Location Conzulman Rd. near McCullough Rd. (37.8276 N, 122.4990 W)
Date/time Jan. 22, 2006, 6:02 pm PST (40 minutes after sunset)
Sunset on this date 5:22 pm
Aperture f/7.1
Exposure time 6.2 seconds
ISO rating 200
35 mm lens length 400 mm
White balance/film type Daylight
Filter none

Comments

This scene is most attractive when the sky is blue and clear over Oakland Hills. This can occur throughout the year, but is more common in autumn and winter. Clouds often settle east of the bay on hot summer days, and when they don't, a layer of haze is common. This composition involves sighting the Transamerica Building through the window in the north tower of the Golden Gate Bridge - an effect that is either cool or trite, depending on your point of view. In either case, you should be conscious of the alignment, and avoid having a portion of the Transamerica tower peaking around the edge of the bridge tower.

A bit farther down the hill on Conzulman Road, you can place a few large San Francisco buildings to the left of the bridge's north tower, but the nearby hillside will appear in the photo. If you shoot during December or early January, the Embarcadero Center buildings will be outlined in Christmas lights. Both photos work by contrasting a large foreground bridge against small (in the image) background buildings.

Image sharpness really matters for this type of shot. A lens in the 300 to 400 mm range works best. In the above photo the bridge is about 4000 feet from the camera, and the city is over five miles away. Even at f/2.8, a 400 mm lens, focused on the bridge would render the city in focus. So your selection of aperture for this shot should depend on lens sharpness, steadiness of tripod in the wind, and long-exposure image noise in digital cameras. Film cameras would instead require consideration of reciprocity failure. Most, but not all, telephoto lenses are at the peak sharpness two stops down from maximum aperture. Many of the newer digital cameras produce acceptably low noise with exposure times of 15 seconds or less. That being the case I opted for the aperture giving maximum lens sharpness, which resulted in a 6-second exposure, which I felt showed negligible noise.

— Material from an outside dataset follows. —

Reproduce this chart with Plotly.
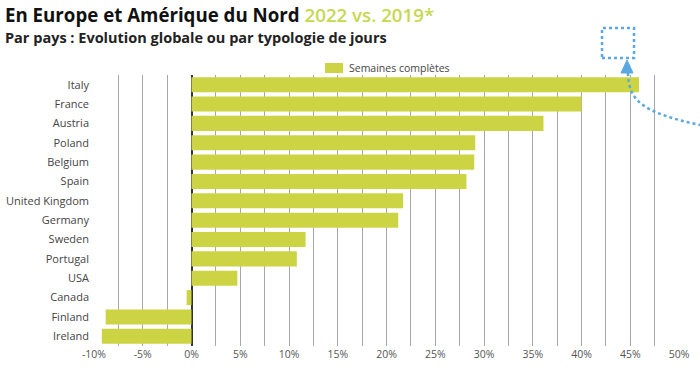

In the shot below, the north tower is only about 2000 feet away. Using standard depth of field calculations, a 400 mm lens would need to be stopped down to at least f/7.1 to render the buildings sharp if you focus on the tower. With a 300 mm lens, f/4 will suffice.

The major obstacle to getting these shots is wind. Your tripod needs to be tall enough to clear the hillside's ground cover. Even full-sized professional tripods with good heads will move visibly in the evening wind that occurs almost every day. The LCD image on my digital camera showed obvious motion blur on about a dozen attempts at the above shot. I then hung a 20 pound weight from the tripod's center stem to hold it still. Even with this sort of rig, be sure to use a solid tripod head with no play in the hinges or ball joint.

Access

From San Francisco, cross the bridge on US 101. The return trip will cost $5. Exit at Alexander Road, the second exit north of the bridge. At the stop sign turn left onto Sausalito Lateral Rd., passing under US 101. The road name then changes to Conzulman Rd. Follow Conzulman Rd. about 1.5 miles up the hill, until the north tower aligns with the Transamerica Building, for the shot above. The photo below is from about 3/4 mile up hill from US 101.

 


Details

Location Conzulman Rd. near McCullough Rd.
Date/time Jan. 9, 2000, approx. 20 minutes after sunset
Sunset on this date 5:09 pm
Aperture f/8
Exposure time 6 seconds
ISO rating 100
35 mm lens length 300 mm
White balance/film type Daylight (Fuji Provia)
Filter UV/Haze

 

 

Sep. 19, 2002 was a particularly warm and unusually still day in San Francisco. Atypically, the thick clouds did not roll across the bay and over the Oakland Hills in the afternoon of that warm day. This was the scene from Conzulman Road right at sunset. The Oakland Hills were invisible, and downtown San Francisco was hazy. These conditions make for a drab version of the shots above.